>> begin
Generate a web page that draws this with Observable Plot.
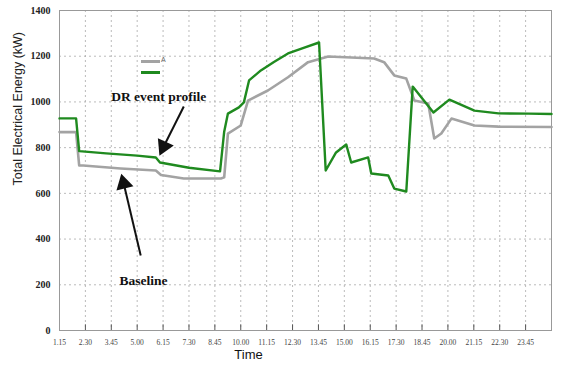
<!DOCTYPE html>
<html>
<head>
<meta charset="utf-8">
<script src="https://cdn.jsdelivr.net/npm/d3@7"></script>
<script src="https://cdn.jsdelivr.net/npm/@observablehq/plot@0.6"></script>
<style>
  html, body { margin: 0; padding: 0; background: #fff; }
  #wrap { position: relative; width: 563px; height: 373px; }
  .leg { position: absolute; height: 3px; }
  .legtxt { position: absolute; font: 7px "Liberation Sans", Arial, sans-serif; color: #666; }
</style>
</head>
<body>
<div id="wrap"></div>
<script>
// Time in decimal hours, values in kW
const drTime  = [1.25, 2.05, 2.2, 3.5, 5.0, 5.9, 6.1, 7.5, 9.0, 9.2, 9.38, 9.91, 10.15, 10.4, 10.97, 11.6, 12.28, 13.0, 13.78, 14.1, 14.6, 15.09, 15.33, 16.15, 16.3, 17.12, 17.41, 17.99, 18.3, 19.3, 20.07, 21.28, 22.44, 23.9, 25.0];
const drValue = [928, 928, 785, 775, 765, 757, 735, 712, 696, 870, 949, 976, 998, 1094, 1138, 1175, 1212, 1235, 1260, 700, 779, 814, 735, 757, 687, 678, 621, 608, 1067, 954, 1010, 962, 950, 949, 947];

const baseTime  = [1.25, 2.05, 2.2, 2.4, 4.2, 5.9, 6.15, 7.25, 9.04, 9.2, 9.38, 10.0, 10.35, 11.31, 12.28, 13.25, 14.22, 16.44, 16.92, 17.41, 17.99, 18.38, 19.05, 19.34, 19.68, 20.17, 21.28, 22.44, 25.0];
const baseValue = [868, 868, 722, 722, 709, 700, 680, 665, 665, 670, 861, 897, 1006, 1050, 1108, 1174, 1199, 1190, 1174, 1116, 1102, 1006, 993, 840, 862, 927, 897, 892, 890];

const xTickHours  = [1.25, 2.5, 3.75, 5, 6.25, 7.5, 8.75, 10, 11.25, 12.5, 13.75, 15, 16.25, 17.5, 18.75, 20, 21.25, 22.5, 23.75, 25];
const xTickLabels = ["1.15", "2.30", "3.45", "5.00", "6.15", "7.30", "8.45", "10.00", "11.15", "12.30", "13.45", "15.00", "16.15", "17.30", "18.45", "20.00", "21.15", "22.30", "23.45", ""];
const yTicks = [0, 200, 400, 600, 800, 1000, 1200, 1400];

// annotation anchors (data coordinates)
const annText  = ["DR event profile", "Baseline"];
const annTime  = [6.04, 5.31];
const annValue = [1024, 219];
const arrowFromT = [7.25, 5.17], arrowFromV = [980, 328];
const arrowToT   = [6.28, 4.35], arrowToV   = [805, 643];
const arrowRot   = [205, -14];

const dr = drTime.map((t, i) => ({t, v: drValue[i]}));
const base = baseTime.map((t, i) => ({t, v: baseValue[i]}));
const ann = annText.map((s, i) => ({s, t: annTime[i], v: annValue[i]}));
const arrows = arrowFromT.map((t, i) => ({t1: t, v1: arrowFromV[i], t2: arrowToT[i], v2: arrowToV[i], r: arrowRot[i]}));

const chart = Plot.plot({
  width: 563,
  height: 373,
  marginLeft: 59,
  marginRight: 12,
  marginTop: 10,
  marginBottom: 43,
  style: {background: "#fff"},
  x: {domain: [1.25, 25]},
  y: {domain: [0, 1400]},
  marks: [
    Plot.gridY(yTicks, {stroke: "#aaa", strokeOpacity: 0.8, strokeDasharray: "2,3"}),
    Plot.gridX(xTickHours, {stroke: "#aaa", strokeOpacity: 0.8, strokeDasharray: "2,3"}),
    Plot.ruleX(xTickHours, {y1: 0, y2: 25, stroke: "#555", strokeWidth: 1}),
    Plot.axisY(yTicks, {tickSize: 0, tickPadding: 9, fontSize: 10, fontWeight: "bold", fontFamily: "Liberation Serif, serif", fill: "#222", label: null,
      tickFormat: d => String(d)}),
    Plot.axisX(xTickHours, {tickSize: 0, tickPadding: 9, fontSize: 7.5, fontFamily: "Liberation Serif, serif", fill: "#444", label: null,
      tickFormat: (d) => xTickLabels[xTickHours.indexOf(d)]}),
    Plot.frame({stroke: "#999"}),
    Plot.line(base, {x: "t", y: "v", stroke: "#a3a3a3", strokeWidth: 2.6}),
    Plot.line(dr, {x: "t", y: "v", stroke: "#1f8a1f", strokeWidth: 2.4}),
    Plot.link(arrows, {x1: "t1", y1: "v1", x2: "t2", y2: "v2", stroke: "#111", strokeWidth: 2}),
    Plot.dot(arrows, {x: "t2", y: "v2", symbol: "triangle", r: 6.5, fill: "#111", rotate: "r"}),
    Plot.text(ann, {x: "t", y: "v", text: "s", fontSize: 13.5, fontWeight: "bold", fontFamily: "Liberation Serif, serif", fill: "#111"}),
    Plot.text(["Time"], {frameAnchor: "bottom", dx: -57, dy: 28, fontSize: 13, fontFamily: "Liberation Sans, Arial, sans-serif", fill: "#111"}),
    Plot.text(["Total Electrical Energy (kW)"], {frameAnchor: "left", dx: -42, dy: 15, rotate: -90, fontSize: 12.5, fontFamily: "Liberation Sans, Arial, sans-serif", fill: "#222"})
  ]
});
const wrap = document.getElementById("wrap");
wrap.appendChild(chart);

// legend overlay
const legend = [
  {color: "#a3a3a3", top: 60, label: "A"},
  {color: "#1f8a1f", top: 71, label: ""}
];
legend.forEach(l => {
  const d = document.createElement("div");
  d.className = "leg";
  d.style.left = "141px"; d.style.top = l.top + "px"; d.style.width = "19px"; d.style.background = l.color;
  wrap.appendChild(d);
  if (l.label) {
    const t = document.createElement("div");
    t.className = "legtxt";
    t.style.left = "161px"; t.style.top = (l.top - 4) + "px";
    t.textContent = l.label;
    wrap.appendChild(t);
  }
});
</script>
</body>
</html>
>> end
__What is asked__.
Using the material above, set down every line exactly, but skip the pictures.

__Solution for this task__.
Generate a web page that draws this with Observable Plot.
<!DOCTYPE html>
<html>
<head>
<meta charset="utf-8">
<script src="https://cdn.jsdelivr.net/npm/d3@7"></script>
<script src="https://cdn.jsdelivr.net/npm/@observablehq/plot@0.6"></script>
<style>
  html, body { margin: 0; padding: 0; background: #fff; }
  #wrap { position: relative; width: 563px; height: 373px; }
  .leg { position: absolute; height: 3px; }
  .legtxt { position: absolute; font: 7px "Liberation Sans", Arial, sans-serif; color: #666; }
</style>
</head>
<body>
<div id="wrap"></div>
<script>
// Time in decimal hours, values in kW
const drTime  = [1.25, 2.05, 2.2, 3.5, 5.0, 5.9, 6.1, 7.5, 9.0, 9.2, 9.38, 9.91, 10.15, 10.4, 10.97, 11.6, 12.28, 13.0, 13.78, 14.1, 14.6, 15.09, 15.33, 16.15, 16.3, 17.12, 17.41, 17.99, 18.3, 19.3, 20.07, 21.28, 22.44, 23.9, 25.0];
const drValue = [928, 928, 785, 775, 765, 757, 735, 712, 696, 870, 949, 976, 998, 1094, 1138, 1175, 1212, 1235, 1260, 700, 779, 814, 735, 757, 687, 678, 621, 608, 1067, 954, 1010, 962, 950, 949, 947];

const baseTime  = [1.25, 2.05, 2.2, 2.4, 4.2, 5.9, 6.15, 7.25, 9.04, 9.2, 9.38, 10.0, 10.35, 11.31, 12.28, 13.25, 14.22, 16.44, 16.92, 17.41, 17.99, 18.38, 19.05, 19.34, 19.68, 20.17, 21.28, 22.44, 25.0];
const baseValue = [868, 868, 722, 722, 709, 700, 680, 665, 665, 670, 861, 897, 1006, 1050, 1108, 1174, 1199, 1190, 1174, 1116, 1102, 1006, 993, 840, 862, 927, 897, 892, 890];

const xTickHours  = [1.25, 2.5, 3.75, 5, 6.25, 7.5, 8.75, 10, 11.25, 12.5, 13.75, 15, 16.25, 17.5, 18.75, 20, 21.25, 22.5, 23.75, 25];
const xTickLabels = ["1.15", "2.30", "3.45", "5.00", "6.15", "7.30", "8.45", "10.00", "11.15", "12.30", "13.45", "15.00", "16.15", "17.30", "18.45", "20.00", "21.15", "22.30", "23.45", ""];
const yTicks = [0, 200, 400, 600, 800, 1000, 1200, 1400];

// annotation anchors (data coordinates)
const annText  = ["DR event profile", "Baseline"];
const annTime  = [6.04, 5.31];
const annValue = [1024, 219];
const arrowFromT = [7.25, 5.17], arrowFromV = [980, 328];
const arrowToT   = [6.28, 4.35], arrowToV   = [805, 643];
const arrowRot   = [205, -14];

const dr = drTime.map((t, i) => ({t, v: drValue[i]}));
const base = baseTime.map((t, i) => ({t, v: baseValue[i]}));
const ann = annText.map((s, i) => ({s, t: annTime[i], v: annValue[i]}));
const arrows = arrowFromT.map((t, i) => ({t1: t, v1: arrowFromV[i], t2: arrowToT[i], v2: arrowToV[i], r: arrowRot[i]}));

const chart = Plot.plot({
  width: 563,
  height: 373,
  marginLeft: 59,
  marginRight: 12,
  marginTop: 10,
  marginBottom: 43,
  style: {background: "#fff"},
  x: {domain: [1.25, 25]},
  y: {domain: [0, 1400]},
  marks: [
    Plot.gridY(yTicks, {stroke: "#aaa", strokeOpacity: 0.8, strokeDasharray: "2,3"}),
    Plot.gridX(xTickHours, {stroke: "#aaa", strokeOpacity: 0.8, strokeDasharray: "2,3"}),
    Plot.ruleX(xTickHours, {y1: 0, y2: 25, stroke: "#555", strokeWidth: 1}),
    Plot.axisY(yTicks, {tickSize: 0, tickPadding: 9, fontSize: 10, fontWeight: "bold", fontFamily: "Liberation Serif, serif", fill: "#222", label: null,
      tickFormat: d => String(d)}),
    Plot.axisX(xTickHours, {tickSize: 0, tickPadding: 9, fontSize: 7.5, fontFamily: "Liberation Serif, serif", fill: "#444", label: null,
      tickFormat: (d) => xTickLabels[xTickHours.indexOf(d)]}),
    Plot.frame({stroke: "#999"}),
    Plot.line(base, {x: "t", y: "v", stroke: "#a3a3a3", strokeWidth: 2.6}),
    Plot.line(dr, {x: "t", y: "v", stroke: "#1f8a1f", strokeWidth: 2.4}),
    Plot.link(arrows, {x1: "t1", y1: "v1", x2: "t2", y2: "v2", stroke: "#111", strokeWidth: 2}),
    Plot.dot(arrows, {x: "t2", y: "v2", symbol: "triangle", r: 6.5, fill: "#111", rotate: "r"}),
    Plot.text(ann, {x: "t", y: "v", text: "s", fontSize: 13.5, fontWeight: "bold", fontFamily: "Liberation Serif, serif", fill: "#111"}),
    Plot.text(["Time"], {frameAnchor: "bottom", dx: -57, dy: 28, fontSize: 13, fontFamily: "Liberation Sans, Arial, sans-serif", fill: "#111"}),
    Plot.text(["Total Electrical Energy (kW)"], {frameAnchor: "left", dx: -42, dy: 15, rotate: -90, fontSize: 12.5, fontFamily: "Liberation Sans, Arial, sans-serif", fill: "#222"})
  ]
});
const wrap = document.getElementById("wrap");
wrap.appendChild(chart);

// legend overlay
const legend = [
  {color: "#a3a3a3", top: 60, label: "A"},
  {color: "#1f8a1f", top: 71, label: ""}
];
legend.forEach(l => {
  const d = document.createElement("div");
  d.className = "leg";
  d.style.left = "141px"; d.style.top = l.top + "px"; d.style.width = "19px"; d.style.background = l.color;
  wrap.appendChild(d);
  if (l.label) {
    const t = document.createElement("div");
    t.className = "legtxt";
    t.style.left = "161px"; t.style.top = (l.top - 4) + "px";
    t.textContent = l.label;
    wrap.appendChild(t);
  }
});
</script>
</body>
</html>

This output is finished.